%%

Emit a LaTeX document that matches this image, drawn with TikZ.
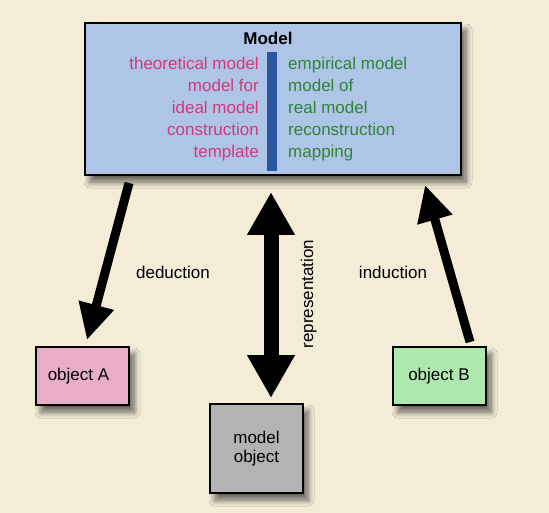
\documentclass[tikz,border=0pt]{standalone}
\usepackage{fontspec}
\setmainfont{Liberation Sans}
\usetikzlibrary{arrows.meta,shadows.blur}
\definecolor{bgc}{HTML}{F3EDD7}
\definecolor{modelfill}{HTML}{AFC5E8}
\definecolor{pinktxt}{HTML}{D2397A}
\definecolor{greentxt}{HTML}{2E8535}
\definecolor{barblue}{HTML}{2A56A0}
\definecolor{afill}{HTML}{E8AEC6}
\definecolor{bfill}{HTML}{AEE8AE}
\definecolor{gfill}{HTML}{B3B3B3}
\tikzset{
  box/.style={draw=black, line width=1.2pt, inner sep=0pt, outer sep=0pt,
    blur shadow={shadow xshift=5pt, shadow yshift=-7pt, shadow blur radius=6pt, shadow blur steps=10, shadow opacity=60}},
  lbl/.style={font=\fontsize{17}{20}\selectfont, inner sep=0pt},
  ltxt/.style={lbl, text=pinktxt, anchor=base east},
  rtxt/.style={lbl, text=greentxt, anchor=base west},
  thin arrow/.style={line width=9pt, -{Triangle[length=36pt,width=34pt]}},
  thick arrow/.style={line width=15pt, {Triangle[length=43pt,width=45pt]}-{Triangle[length=43pt,width=45pt]}},
}
\begin{document}
\begin{tikzpicture}[x=1pt,y=-1pt]
\fill[bgc] (0,0) rectangle (549,513);
\useasboundingbox (0,0) rectangle (549,513);
% model box
\node[box, fill=modelfill, minimum width=376pt, minimum height=152pt] (model) at (273,99) {};
\node[lbl, anchor=base, font=\fontsize{17}{20}\selectfont\bfseries] (title) at (268,45) {Model};
\fill[barblue] (267,52) rectangle (277,171);
\node[ltxt] (l1) at (259,70) {theoretical model};
\node[ltxt] (l2) at (259,92) {model for};
\node[ltxt] (l3) at (259,114) {ideal model};
\node[ltxt] (l4) at (259,136) {construction};
\node[ltxt] (l5) at (259,158) {template};
\node[rtxt] (r1) at (288,70) {empirical model};
\node[rtxt] (r2) at (288,92) {model of};
\node[rtxt] (r3) at (288,114) {real model};
\node[rtxt] (r4) at (288,136) {reconstruction};
\node[rtxt] (r5) at (288,158) {mapping};
% object boxes
\node[box, fill=afill, minimum width=93pt, minimum height=58pt, font=\fontsize{17}{20}\selectfont] (objA) at (82.5,376) {object A\hspace*{8pt}};
\node[box, fill=bfill, minimum width=93pt, minimum height=58pt, font=\fontsize{17}{20}\selectfont] (objB) at (439.5,376) {object B\hspace*{1pt}};
\node[box, fill=gfill, minimum width=93pt, minimum height=89pt, font=\fontsize{17}{20}\selectfont, align=center] (mobj) at (256.5,448.5) {model\\[-1pt]object};
% arrow end points
\coordinate (dedS) at (129,183);
\coordinate (dedE) at (87,340);
\coordinate (indS) at (470,342);
\coordinate (indE) at (425,185);
\coordinate (repT) at (271,192);
\coordinate (repB) at (271,398);
\draw[thin arrow] (dedS) -- (dedE);
\draw[thin arrow] (indS) -- (indE);
\draw[thick arrow] (repT) -- (repB);
% labels
\node[lbl, anchor=base] (ded) at (173,278) {deduction};
\node[lbl, anchor=base] (ind) at (393,278) {induction};
\node[lbl, rotate=90, anchor=base] (rep) at (313,294) {representation};
\end{tikzpicture}
\end{document}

%%

**Problem:** Return the material word for word. Pictures are not part of the copy.

**Right answer:**
Emit a LaTeX document that matches this image, drawn with TikZ.
\documentclass[tikz,border=0pt]{standalone}
\usepackage{fontspec}
\setmainfont{Liberation Sans}
\usetikzlibrary{arrows.meta,shadows.blur}
\definecolor{bgc}{HTML}{F3EDD7}
\definecolor{modelfill}{HTML}{AFC5E8}
\definecolor{pinktxt}{HTML}{D2397A}
\definecolor{greentxt}{HTML}{2E8535}
\definecolor{barblue}{HTML}{2A56A0}
\definecolor{afill}{HTML}{E8AEC6}
\definecolor{bfill}{HTML}{AEE8AE}
\definecolor{gfill}{HTML}{B3B3B3}
\tikzset{
  box/.style={draw=black, line width=1.2pt, inner sep=0pt, outer sep=0pt,
    blur shadow={shadow xshift=5pt, shadow yshift=-7pt, shadow blur radius=6pt, shadow blur steps=10, shadow opacity=60}},
  lbl/.style={font=\fontsize{17}{20}\selectfont, inner sep=0pt},
  ltxt/.style={lbl, text=pinktxt, anchor=base east},
  rtxt/.style={lbl, text=greentxt, anchor=base west},
  thin arrow/.style={line width=9pt, -{Triangle[length=36pt,width=34pt]}},
  thick arrow/.style={line width=15pt, {Triangle[length=43pt,width=45pt]}-{Triangle[length=43pt,width=45pt]}},
}
\begin{document}
\begin{tikzpicture}[x=1pt,y=-1pt]
\fill[bgc] (0,0) rectangle (549,513);
\useasboundingbox (0,0) rectangle (549,513);
% model box
\node[box, fill=modelfill, minimum width=376pt, minimum height=152pt] (model) at (273,99) {};
\node[lbl, anchor=base, font=\fontsize{17}{20}\selectfont\bfseries] (title) at (268,45) {Model};
\fill[barblue] (267,52) rectangle (277,171);
\node[ltxt] (l1) at (259,70) {theoretical model};
\node[ltxt] (l2) at (259,92) {model for};
\node[ltxt] (l3) at (259,114) {ideal model};
\node[ltxt] (l4) at (259,136) {construction};
\node[ltxt] (l5) at (259,158) {template};
\node[rtxt] (r1) at (288,70) {empirical model};
\node[rtxt] (r2) at (288,92) {model of};
\node[rtxt] (r3) at (288,114) {real model};
\node[rtxt] (r4) at (288,136) {reconstruction};
\node[rtxt] (r5) at (288,158) {mapping};
% object boxes
\node[box, fill=afill, minimum width=93pt, minimum height=58pt, font=\fontsize{17}{20}\selectfont] (objA) at (82.5,376) {object A\hspace*{8pt}};
\node[box, fill=bfill, minimum width=93pt, minimum height=58pt, font=\fontsize{17}{20}\selectfont] (objB) at (439.5,376) {object B\hspace*{1pt}};
\node[box, fill=gfill, minimum width=93pt, minimum height=89pt, font=\fontsize{17}{20}\selectfont, align=center] (mobj) at (256.5,448.5) {model\\[-1pt]object};
% arrow end points
\coordinate (dedS) at (129,183);
\coordinate (dedE) at (87,340);
\coordinate (indS) at (470,342);
\coordinate (indE) at (425,185);
\coordinate (repT) at (271,192);
\coordinate (repB) at (271,398);
\draw[thin arrow] (dedS) -- (dedE);
\draw[thin arrow] (indS) -- (indE);
\draw[thick arrow] (repT) -- (repB);
% labels
\node[lbl, anchor=base] (ded) at (173,278) {deduction};
\node[lbl, anchor=base] (ind) at (393,278) {induction};
\node[lbl, rotate=90, anchor=base] (rep) at (313,294) {representation};
\end{tikzpicture}
\end{document}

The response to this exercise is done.